Just because I’m a FEMALE OPT OUT doesn’t mean I don’t have taste; maybe I’ll head over to the duty free Vodka store, they are smiling at me as I type a few feet away, they are busier anyway and probably don’t work on commission – maybe they give free samples? 

I also was reminded of polite greetings.  LAX is under construction and there are nonsensical signs in the wrong places, such as “No Standing or Waiting” prominently displayed next to newly installed pay phones.  Trying to find Tom Bradley Terminal was comical – it wouldn’t have been so if I didn’t have 5 hours to kill, though.  I consider myself pretty airport savvy and can make my way around international airports with ease, but long story short, I’m glad I was raised with a finely tuned sense of humor.  As I tried to erase the look of confusion from my face, I realized that actually, the confused look has advantages to the perceptive.  People are more apt to help if you look as if you just landed from another planet.

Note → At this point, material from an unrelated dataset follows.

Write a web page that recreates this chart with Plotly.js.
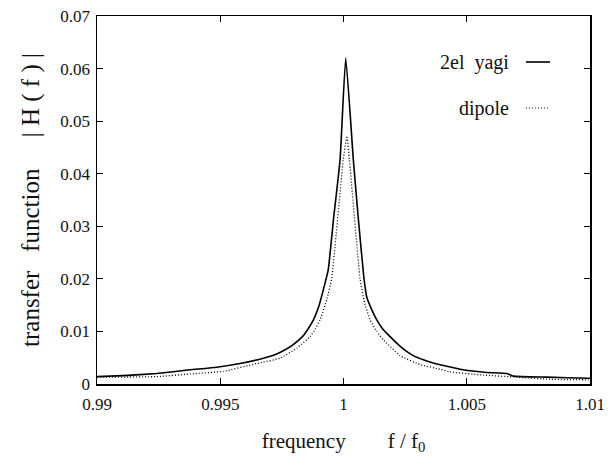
<!DOCTYPE html>
<html>
<head>
<meta charset="utf-8">
<script src="https://cdn.plot.ly/plotly-3.0.1.min.js"></script>
<style>html,body{margin:0;padding:0;background:#fff;}#chart{width:616px;height:463px;}</style>
</head>
<body>
<div id="chart"></div>
<script>
// frequency f/f0 and |H(f)|
const yagiFreq = [0.99000, 0.99107, 0.99242, 0.99377, 0.99486, 0.99580, 0.99675, 0.99729, 0.99770, 0.99796, 0.99837, 0.99858, 0.99878, 0.99900, 0.99918, 0.99938, 0.99960, 0.99986, 1.00009, 1.00040, 1.00061, 1.00083, 1.00094, 1.00114, 1.00135, 1.00160, 1.00189, 1.00229, 1.00256, 1.00283, 1.00324, 1.00364, 1.00486, 1.00581, 1.00662, 1.00689, 1.00824, 1.00993, 1.01000];
const yagiH    = [0.0014, 0.0016, 0.0020, 0.0027, 0.0032, 0.0039, 0.0049, 0.0057, 0.0067, 0.0075, 0.0092, 0.0106, 0.0122, 0.0148, 0.0179, 0.0217, 0.0316, 0.0426, 0.0620, 0.0426, 0.0310, 0.0201, 0.0166, 0.0142, 0.0122, 0.0104, 0.0090, 0.0072, 0.0062, 0.0054, 0.0046, 0.0040, 0.0027, 0.0022, 0.0020, 0.0015, 0.0013, 0.0011, 0.0011];

const dipoleFreq = [0.99000, 0.99242, 0.99377, 0.99512, 0.99648, 0.99742, 0.99810, 0.99864, 0.99885, 0.99905, 0.99932, 0.99952, 0.99999, 1.00014, 1.00024, 1.00067, 1.00085, 1.00108, 1.00135, 1.00162, 1.00229, 1.00310, 1.00392, 1.00432, 1.00567, 1.00703, 1.00838, 1.00993, 1.01000];
const dipoleH    = [0.0013, 0.0014, 0.0019, 0.0024, 0.0039, 0.0049, 0.0068, 0.0090, 0.0104, 0.0122, 0.0160, 0.0201, 0.0426, 0.0472, 0.0426, 0.0201, 0.0155, 0.0122, 0.0100, 0.0084, 0.0054, 0.0037, 0.0028, 0.0023, 0.0017, 0.0013, 0.0009, 0.0008, 0.0008];

const xTicks = [0.99, 0.995, 1, 1.005, 1.01];
const xTickLabels = ['0.99', '0.995', '1', '1.005', '1.01'];
const yTicks = [0, 0.01, 0.02, 0.03, 0.04, 0.05, 0.06, 0.07];
const yTickLabels = ['0', '0.01', '0.02', '0.03', '0.04', '0.05', '0.06', '0.07'];
const seriesNames = ['2el\u00a0\u00a0yagi', 'dipole'];

const serif = 'Liberation Serif, Times New Roman, serif';

const traces = [
  {x: yagiFreq, y: yagiH, type: 'scatter', mode: 'lines', name: seriesNames[0],
   line: {color: '#000', width: 1.6, dash: 'solid', shape: 'spline', smoothing: 0.4}},
  {x: dipoleFreq, y: dipoleH, type: 'scatter', mode: 'lines', name: seriesNames[1],
   line: {color: '#000', width: 1.3, dash: '1px,2px', shape: 'spline', smoothing: 0.4}}
];

const axisCommon = {
  showgrid: false, zeroline: false, showline: true, linecolor: '#000', linewidth: 1.5,
  mirror: 'allticks', ticks: 'inside', ticklen: 6, tickcolor: '#000', tickwidth: 1.2,
  tickfont: {family: serif, size: 17, color: '#111'}
};

const layout = {
  width: 616, height: 463,
  margin: {l: 97, r: 26, t: 16, b: 79},
  paper_bgcolor: '#fff', plot_bgcolor: '#fff',
  showlegend: false,
  xaxis: Object.assign({}, axisCommon, {
    range: [0.99, 1.01], tickmode: 'array', tickvals: xTicks, ticktext: xTickLabels,
    ticklabelstandoff: 4,
    title: {text: 'frequency\u00a0\u00a0\u00a0\u00a0\u00a0\u00a0\u00a0\u00a0f\u00a0/\u00a0f<sub>0</sub>', font: {family: serif, size: 21, color: '#111'}, standoff: 20}
  }),
  yaxis: Object.assign({}, axisCommon, {
    range: [0, 0.07], tickmode: 'array', tickvals: yTicks, ticktext: yTickLabels,
    ticklabelstandoff: 2,
    title: {text: 'transfer\u00a0\u00a0\u00a0function\u00a0\u00a0\u00a0\u00a0\u00a0|\u00a0H\u00a0(\u00a0f\u00a0)\u00a0|', font: {family: serif, size: 25, color: '#111'}, standoff: 13}
  }),
  annotations: [
    {xref: 'paper', yref: 'paper', x: 0.84, y: 0.875, xanchor: 'right', yanchor: 'middle', showarrow: false,
     text: seriesNames[0], font: {family: serif, size: 20, color: '#111'}},
    {xref: 'paper', yref: 'paper', x: 0.84, y: 0.75, xanchor: 'right', yanchor: 'middle', showarrow: false,
     text: seriesNames[1], font: {family: serif, size: 20, color: '#111'}}
  ],
  shapes: [
    {type: 'line', xref: 'paper', yref: 'paper', x0: 0.870, x1: 0.919, y0: 0.875, y1: 0.875, line: {color: '#000', width: 1.6}},
    {type: 'line', xref: 'paper', yref: 'paper', x0: 0.870, x1: 0.915, y0: 0.75, y1: 0.75, line: {color: '#000', width: 1.2, dash: '1px,2px'}}
  ]
};

Plotly.newPlot('chart', traces, layout, {displayModeBar: false, staticPlot: true});
</script>
</body>
</html>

When I quickly asked a woman where I could get a cup of coffee (it was 9:30 and I hadn’t had a drop!!), she smiled and answered with “Good Morning”.  I looked at her as a person this time instead of an information booth, smiled and replied with a heartfelt “Good Morning”.  She then smiled back and gave me the directions I requested. 

Living in DC years ago, I became a part of the rat race for awhile, I still kept a slow, pretty much non-materialistic existence, but at times the stress of life in the city reared it’s ugly head.  Once while boarding a non-familiar bus I abruptly approached the driver and inquired about its destination.  It was early morning and the large female driver looked at me and in a rather snide voice said “Good Morning”.  I hurriedly said “Good morning and repeated my question”.  She answered and as I sat down I rolled my eyes and thought, “Someone’s having a bad morning”.

Then as I watched more and more people rush by her and deposited their coins with not so much as a glance at the woman who they have entrusted their life with (for a short while), I had another much more sobering thought.  Could it be that “I” was the one having a bad morning?  As I sat there sad, wanting to apologize, but not having the nerve to do so, my conscious worked overtime.  I watched her in the rearview mirror and felt heavy hearted.  She diligently drove a busload of people day in and day out while being reminded everyday how invisible and insignificant she really was to her passengers. 

Although I am confident that on occasion I have forgotten how I felt on the bus that day, I believe I have righted my wrong many times over.  And although I cannot give my mother a one-way ticket to heaven (as my cousin, who is a newly ordained Catholic priest, stated he can give to his parents…but he did say they have to make it to St. Peter first!) I can do my best to make her proud of the FEMALE OPT OUT that she brought into this world.

Smile, acknowledge, compliment and make someone’s life a little brighter.